To thread that needle, the Biden definition could consider a region’s hydrology—draining a wetland might have different consequences in Utah and Ohio—rather than a uniform approach, says Betsy Southerland, former science and technology director in the EPA’s Office of Water. “This way you could really customize the way you described waters of the United States,” she says. Still, Southerland says, even such a tailored approach will inevitably draw fire from some landowners and industries. “Let’s not joke: It’s going to be litigated to death.”

Since no definition will find universal acceptance, and given the state of the country’s water resources, University of Virginia water law expert Leon Szeptycki argues against limiting the act’s scope to seek middle ground. We’ve already destroyed a lot of our wetlands,” he says. A lot of our waters are increasingly polluted. There’s a lot of strain on water resources in the West because of drought driven by climate change. So I’m a little bit reluctant to suggest that somebody should pursue a middle ground that’s less protective than the Clean Water Act allows.” Instead, he says, compromise might be found in the permitting process, with incentives for landowners to be water stewards.

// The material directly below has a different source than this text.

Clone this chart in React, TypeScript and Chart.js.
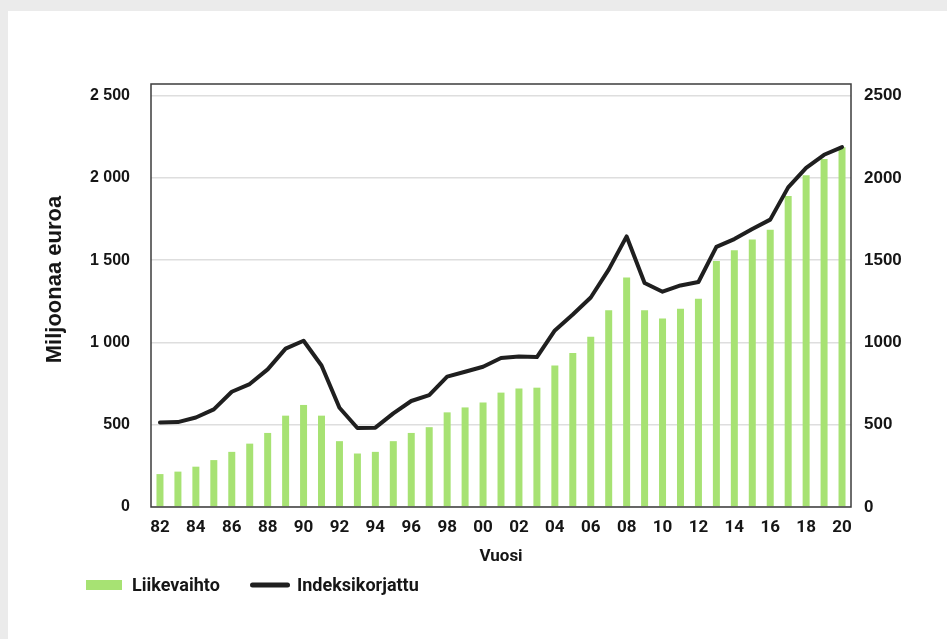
import React, { useEffect, useRef } from 'react';
import { Chart, registerables } from 'chart.js';

Chart.register(...registerables);

const years = [
  '82', '83', '84', '85', '86', '87', '88', '89', '90', '91',
  '92', '93', '94', '95', '96', '97', '98', '99', '00', '01',
  '02', '03', '04', '05', '06', '07', '08', '09', '10', '11',
  '12', '13', '14', '15', '16', '17', '18', '19', '20',
];

const liikevaihto = [
  200, 215, 245, 285, 335, 385, 450, 555, 620, 555,
  400, 325, 335, 400, 450, 485, 575, 605, 635, 695,
  720, 725, 860, 935, 1035, 1195, 1395, 1195, 1145, 1205,
  1265, 1495, 1560, 1625, 1685, 1890, 2015, 2115, 2185,
];

const indeksikorjattu = [
  514, 516, 544, 593, 700, 747, 836, 962, 1010, 860,
  603, 480, 482, 569, 644, 680, 792, 822, 852, 905,
  915, 911, 1073, 1170, 1273, 1442, 1644, 1361, 1308, 1346,
  1367, 1580, 1628, 1689, 1746, 1942, 2061, 2140, 2187,
];

const tickValues = [0, 500, 1000, 1500, 2000, 2500];
const leftTickLabels = ['0', '500', '1 000', '1 500', '2 000', '2 500'];
const rightTickLabels = ['0', '500', '1000', '1500', '2000', '2500'];

const seriesNames = ['Liikevaihto', 'Indeksikorjattu'];
const xTitle = 'Vuosi';
const yTitle = 'Miljoonaa euroa';

const GREEN = '#a7e273';
const LINE = '#1f1f1f';
const TEXT = '#161616';

function labelFor(list: string[], v: number) {
  const i = tickValues.indexOf(v);
  return i >= 0 ? list[i] : '';
}

const setTicks = (s: any) => {
  s.ticks = tickValues.map((v) => ({ value: v }));
};

const framePlugin = {
  id: 'frame',
  afterDatasetsDraw(chart: any) {
    const { ctx, chartArea } = chart;
    ctx.save();
    ctx.strokeStyle = '#3c3c3c';
    ctx.lineWidth = 1.5;
    ctx.strokeRect(chartArea.left, chartArea.top, chartArea.right - chartArea.left, chartArea.bottom - chartArea.top);
    ctx.restore();
  },
};

const extrasPlugin = {
  id: 'extras',
  afterDraw(chart: any) {
    const { ctx, chartArea } = chart;
    ctx.save();
    // y-axis title
    ctx.fillStyle = TEXT;
    ctx.font = 'bold 22px "Liberation Sans", Arial, sans-serif';
    ctx.textAlign = 'center';
    ctx.textBaseline = 'middle';
    ctx.translate(47, chartArea.top + (chartArea.bottom - chartArea.top) / 2 - 16);
    ctx.rotate(-Math.PI / 2);
    ctx.fillText(yTitle, 0, 0);
    ctx.restore();

    // legend
    ctx.save();
    const ly = 574;
    ctx.fillStyle = GREEN;
    ctx.fillRect(78, ly - 5, 36, 10);
    ctx.fillStyle = TEXT;
    ctx.font = 'bold 18px Roboto, sans-serif';
    ctx.textAlign = 'left';
    ctx.textBaseline = 'middle';
    ctx.fillText(seriesNames[0], 124, ly + 1);
    ctx.strokeStyle = LINE;
    ctx.lineWidth = 5;
    ctx.lineCap = 'round';
    ctx.beginPath();
    ctx.moveTo(244.5, ly);
    ctx.lineTo(279.5, ly);
    ctx.stroke();
    ctx.fillText(seriesNames[1], 289, ly + 1);
    ctx.restore();
  },
};

export default function App() {
  const ref = useRef<HTMLCanvasElement>(null);

  useEffect(() => {
    document.body.style.margin = '0';
    const canvas = ref.current;
    if (!canvas) return;
    const chart = new Chart(canvas, {
      type: 'bar',
      data: {
        labels: years,
        datasets: [
          {
            type: 'line',
            label: seriesNames[1],
            data: indeksikorjattu,
            borderColor: LINE,
            backgroundColor: LINE,
            borderWidth: 4,
            pointRadius: 0,
            tension: 0,
            borderCapStyle: 'round',
            borderJoinStyle: 'round',
            yAxisID: 'y',
            order: 0,
          } as any,
          {
            type: 'bar',
            label: seriesNames[0],
            data: liikevaihto,
            backgroundColor: GREEN,
            borderWidth: 0,
            categoryPercentage: 1,
            barPercentage: 0.39,
            yAxisID: 'y',
            order: 1,
          },
        ],
      },
      options: {
        responsive: false,
        animation: false,
        events: [],
        layout: { padding: { top: 73, left: 0, right: 0, bottom: 60 } },
        plugins: {
          legend: { display: false },
          tooltip: { enabled: false },
          title: { display: false },
        },
        scales: {
          x: {
            type: 'category',
            offset: true,
            grid: { display: false, drawTicks: false },
            border: { display: false },
            ticks: {
              autoSkip: false,
              maxRotation: 0,
              minRotation: 0,
              padding: 11,
              color: TEXT,
              font: { family: 'Roboto, sans-serif', weight: 'bold', size: 17 },
              callback: (_v: any, i: number) => (i % 2 === 0 ? years[i] : ''),
            },
            title: {
              display: true,
              text: xTitle,
              color: TEXT,
              font: { family: 'Roboto, sans-serif', weight: 'bold', size: 17 },
              padding: { top: 4, bottom: 12 },
            },
            afterFit: (s: any) => {
              s.height = 72;
            },
          },
          y: {
            type: 'linear',
            position: 'left',
            min: 0,
            max: 2570,
            afterBuildTicks: setTicks,
            grid: { color: '#dedede', lineWidth: 1.5, drawTicks: false },
            border: { display: false },
            ticks: {
              autoSkip: false,
              padding: 21,
              color: TEXT,
              font: { family: '"Liberation Sans", Arial, sans-serif', weight: 'bold', size: 16 },
              callback: (v: any) => labelFor(leftTickLabels, Number(v)),
            },
            afterFit: (s: any) => {
              s.width = 143;
            },
          },
          y2: {
            type: 'linear',
            position: 'right',
            min: 0,
            max: 2570,
            afterBuildTicks: setTicks,
            grid: { display: false, drawTicks: false },
            border: { display: false },
            ticks: {
              autoSkip: false,
              padding: 13,
              color: TEXT,
              font: { family: '"Liberation Sans", Arial, sans-serif', weight: 'bold', size: 17 },
              callback: (v: any) => labelFor(rightTickLabels, Number(v)),
            },
            afterFit: (s: any) => {
              s.width = 96;
            },
          },
        },
      } as any,
      plugins: [framePlugin, extrasPlugin],
    });
    return () => chart.destroy();
  }, []);

  return (
    <div style={{ position: 'fixed', inset: 0, background: '#ebebeb' }}>
      <div
        style={{
          position: 'absolute',
          left: 8,
          top: 11,
          width: 939,
          height: 628,
          background: '#ffffff',
        }}
      >
        <canvas ref={ref} width={939} height={628} style={{ display: 'block', width: 939, height: 628 }} />
      </div>
    </div>
  );
}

Congress could amend the law and settle matters, but almost no one expects that outcome. Congress has just sat on the sidelines and refused to pass any statute that would clarify it and fix it, in part because the same dynamic plays out in terms of people fighting about the breadth of the statutory fix,” Szeptycki says. Instead, Biden officials will try to craft a rule that can hold against a barrage of lawsuits. They’ll host a series of roundtables this winter, where they will hear from all sides and aim, again, to build firm protections on a shifting foundation.